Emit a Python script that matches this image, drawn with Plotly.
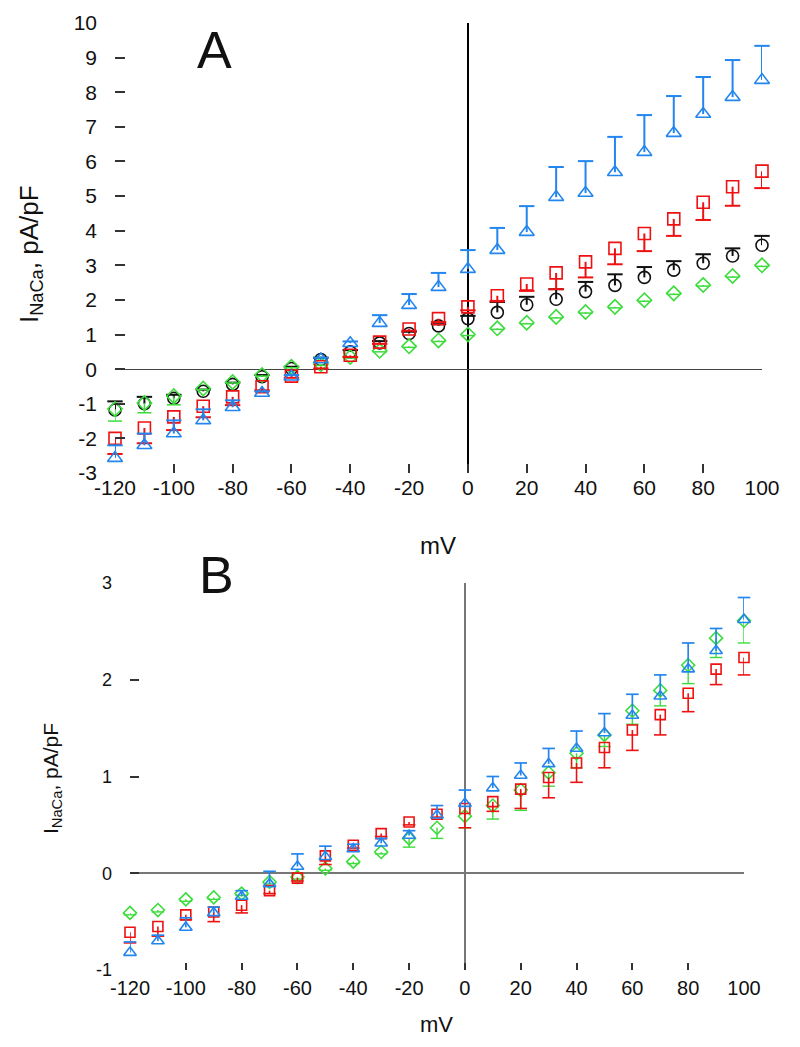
import plotly.graph_objects as go

# ---------------- data ----------------
voltage = [-120, -110, -100, -90, -80, -70, -60, -50, -40, -30, -20, -10,
           0, 10, 20, 30, 40, 50, 60, 70, 80, 90, 100]

# Panel A
a_circle = [-1.18, -1.00, -0.84, -0.64, -0.44, -0.22, 0.02, 0.28, 0.50, 0.76, 1.03, 1.25,
            1.46, 1.64, 1.86, 2.02, 2.24, 2.42, 2.65, 2.86, 3.06, 3.27, 3.58]
a_circle_err = [0.25, 0.20, 0.10, 0.05, 0.05, 0.05, 0.05, 0.05, 0.05, 0.05, 0.05, 0.05,
                0.08, 0.30, 0.23, 0.29, 0.28, 0.32, 0.30, 0.26, 0.26, 0.22, 0.27]

a_square = [-2.00, -1.70, -1.38, -1.07, -0.80, -0.51, -0.20, 0.07, 0.40, 0.78, 1.16, 1.46,
            1.80, 2.12, 2.46, 2.78, 3.10, 3.49, 3.92, 4.34, 4.82, 5.27, 5.72]
a_square_err = [0.45, 0.44, 0.38, 0.32, 0.24, 0.10, 0.05, 0.05, 0.05, 0.05, 0.05, 0.10,
                0.10, 0.15, 0.20, 0.47, 0.45, 0.46, 0.51, 0.49, 0.51, 0.55, 0.49]

a_triangle = [-2.57, -2.20, -1.86, -1.48, -1.10, -0.69, -0.22, 0.28, 0.75, 1.33, 1.85, 2.37,
              2.89, 3.44, 3.96, 4.97, 5.09, 5.69, 6.27, 6.82, 7.37, 7.86, 8.35]
a_triangle_err = [0.37, 0.34, 0.38, 0.32, 0.20, 0.05, 0.05, 0.05, 0.05, 0.23, 0.32, 0.41,
                  0.55, 0.64, 0.75, 0.87, 0.92, 1.02, 1.07, 1.07, 1.07, 1.07, 0.99]

a_diamond = [-1.15, -0.98, -0.78, -0.56, -0.37, -0.17, 0.07, 0.14, 0.35, 0.53, 0.66, 0.83,
             1.00, 1.18, 1.34, 1.51, 1.65, 1.80, 1.99, 2.19, 2.43, 2.69, 3.00]
a_diamond_err = [0.35, 0.28, 0.25, 0.03, 0.03, 0.03, 0.03, 0.03, 0.03, 0.03, 0.03, 0.03,
                 0.03, 0.03, 0.03, 0.03, 0.03, 0.03, 0.03, 0.03, 0.03, 0.03, 0.03]

# Panel B
b_square = [-0.61, -0.55, -0.43, -0.40, -0.33, -0.18, -0.05, 0.18, 0.29, 0.41, 0.53, 0.61,
            0.67, 0.74, 0.87, 0.99, 1.14, 1.30, 1.48, 1.64, 1.86, 2.11, 2.23]
b_square_err = [0.11, 0.10, 0.05, 0.10, 0.08, 0.03, 0.03, 0.09, 0.03, 0.03, 0.03, 0.03,
                0.20, 0.10, 0.20, 0.21, 0.20, 0.21, 0.21, 0.21, 0.19, 0.16, 0.18]

b_triangle = [-0.82, -0.70, -0.56, -0.41, -0.24, -0.11, 0.07, 0.17, 0.25, 0.31, 0.39, 0.60,
              0.72, 0.88, 1.01, 1.13, 1.29, 1.45, 1.63, 1.83, 2.11, 2.30, 2.62]
b_triangle_err = [0.11, 0.06, 0.10, 0.06, 0.06, 0.13, 0.13, 0.11, 0.05, 0.05, 0.05, 0.10,
                  0.14, 0.12, 0.13, 0.16, 0.18, 0.20, 0.22, 0.22, 0.27, 0.23, 0.23]

b_diamond = [-0.41, -0.38, -0.27, -0.25, -0.21, -0.09, -0.04, 0.05, 0.12, 0.22, 0.36, 0.47,
             0.59, 0.70, 0.86, 1.04, 1.24, 1.43, 1.68, 1.89, 2.15, 2.43, 2.61]
b_diamond_err = [0.02, 0.02, 0.02, 0.02, 0.02, 0.02, 0.02, 0.02, 0.02, 0.02, 0.09, 0.11,
                 0.12, 0.14, 0.21, 0.14, 0.15, 0.12, 0.14, 0.16, 0.19, 0.20, 0.23]

a_yticks = list(range(-3, 11))
b_yticks = [-1, 0, 1, 2, 3]
x_ticks = [-120, -100, -80, -60, -40, -20, 0, 20, 40, 60, 80, 100]

BLACK = "#111111"
RED = "#EE1111"
BLUE = "#2385EE"
GREEN = "#3CDC3C"
FONT = "Liberation Sans, Arial, sans-serif"

fig = go.Figure()


def add_series(x, y, err, direction, color, symbol, size, xa, ya, lw, capsize):
    zeros = [0] * len(y)
    if direction == "up":
        ey = dict(type="data", symmetric=False, array=err, arrayminus=zeros,
                  color=color, thickness=lw, width=0)
        caps = [v + e for v, e in zip(y, err)]
    else:
        ey = dict(type="data", symmetric=False, array=zeros, arrayminus=err,
                  color=color, thickness=lw, width=0)
        caps = [v - e for v, e in zip(y, err)]
    fig.add_trace(go.Scatter(
        x=x, y=y, mode="markers", xaxis=xa, yaxis=ya, error_y=ey,
        marker=dict(symbol=symbol, size=size, color=color,
                    line=dict(color=color, width=1.6)),
        cliponaxis=False, showlegend=False, hoverinfo="skip"))
    fig.add_trace(go.Scatter(
        x=x, y=caps, mode="markers", xaxis=xa, yaxis=ya,
        marker=dict(symbol="line-ew-open", size=capsize, color=color,
                    line=dict(color=color, width=lw)),
        cliponaxis=False, showlegend=False, hoverinfo="skip"))


# Panel A
add_series(voltage, a_circle, a_circle_err, "up", BLACK, "circle-open", 12, "x", "y", 2, 11)
add_series(voltage, a_diamond, a_diamond_err, "down", GREEN, "diamond-open", 11, "x", "y", 1.5, 10)
add_series(voltage, a_square, a_square_err, "down", RED, "square-open", 12, "x", "y", 2, 11)
add_series(voltage, a_triangle, a_triangle_err, "up", BLUE, "triangle-up-open", 13, "x", "y", 2, 11)

# Panel B
add_series(voltage, b_diamond, b_diamond_err, "down", GREEN, "diamond-open", 10, "x2", "y2", 1.4, 9)
add_series(voltage, b_square, b_square_err, "down", RED, "square-open", 10, "x2", "y2", 1.6, 9)
add_series(voltage, b_triangle, b_triangle_err, "up", BLUE, "triangle-up-open", 11, "x2", "y2", 1.7, 9)

# page body has an 8px margin: work in page pixels and convert
OFF = 8
W, H = 800 - 2 * OFF, 1047 - 2 * OFF


def px(p):
    return (p - OFF) / W


def py(p):
    return 1 - (p - OFF) / H


def axis_common(size):
    return dict(showgrid=False, showline=False, ticks="inside", automargin=False,
                tickcolor="#333333", tickwidth=1.5,
                tickfont=dict(family=FONT, size=size, color="#111111"))


def labels(vals):
    return [str(v) for v in vals]


fig.update_layout(
    width=W, height=H,
    margin=dict(l=0, r=0, t=0, b=0),
    paper_bgcolor="white", plot_bgcolor="white",
    font=dict(family=FONT, color="#111111"),
    xaxis=dict(domain=[px(115), px(762)], range=[-120, 100], anchor="y",
               tickvals=x_ticks, ticktext=labels(x_ticks), ticklen=9, ticklabelstandoff=0,
               zeroline=True, zerolinecolor="#000000", zerolinewidth=2,
               **axis_common(21)),
    yaxis=dict(domain=[py(473), py(23)], range=[-3, 10], anchor="x",
               tickvals=a_yticks, ticktext=labels(a_yticks), ticklen=10, ticklabelstandoff=17,
               zeroline=True, zerolinecolor="#444444", zerolinewidth=1,
               **axis_common(21)),
    xaxis2=dict(domain=[px(130), px(744)], range=[-120, 100], anchor="y2",
                tickvals=x_ticks, ticktext=labels(x_ticks), ticklen=7, ticklabelstandoff=4,
                zeroline=True, zerolinecolor="#777777", zerolinewidth=1.5,
                **axis_common(20)),
    yaxis2=dict(domain=[py(970), py(583)], range=[-1, 3], anchor="x2",
                tickvals=b_yticks, ticktext=labels(b_yticks), ticklen=9, ticklabelstandoff=17,
                zeroline=True, zerolinecolor="#777777", zerolinewidth=1.5,
                **axis_common(18)),
)

annots = [
    dict(text="A", x=px(215), y=py(50), font=dict(size=52)),
    dict(text="B", x=px(216), y=py(575), font=dict(size=52)),
    dict(text="mV", x=px(438), y=py(545), font=dict(size=24)),
    dict(text="mV", x=px(436), y=py(1024), font=dict(size=22)),
    dict(text="I<sub>NaCa</sub>, pA/pF", x=px(31), y=py(254), textangle=-90,
         font=dict(size=26)),
    dict(text="I<sub>NaCa</sub>, pA/pF", x=px(52), y=py(779), textangle=-90,
         font=dict(size=21)),
]
for a in annots:
    fig.add_annotation(xref="paper", yref="paper", showarrow=False,
                       xanchor="center", yanchor="middle",
                       **{k: v for k, v in a.items() if k != "font"},
                       font=dict(family=FONT, color="#111111", **a["font"]))

fig.write_html("out.html")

····················

**Requirements**
Without the pictures, return the listing above from its first line through the line that has "0.26, 0.22, 0.27]".

**Complete output**
Emit a Python script that matches this image, drawn with Plotly.
import plotly.graph_objects as go

# ---------------- data ----------------
voltage = [-120, -110, -100, -90, -80, -70, -60, -50, -40, -30, -20, -10,
           0, 10, 20, 30, 40, 50, 60, 70, 80, 90, 100]

# Panel A
a_circle = [-1.18, -1.00, -0.84, -0.64, -0.44, -0.22, 0.02, 0.28, 0.50, 0.76, 1.03, 1.25,
            1.46, 1.64, 1.86, 2.02, 2.24, 2.42, 2.65, 2.86, 3.06, 3.27, 3.58]
a_circle_err = [0.25, 0.20, 0.10, 0.05, 0.05, 0.05, 0.05, 0.05, 0.05, 0.05, 0.05, 0.05,
                0.08, 0.30, 0.23, 0.29, 0.28, 0.32, 0.30, 0.26, 0.26, 0.22, 0.27]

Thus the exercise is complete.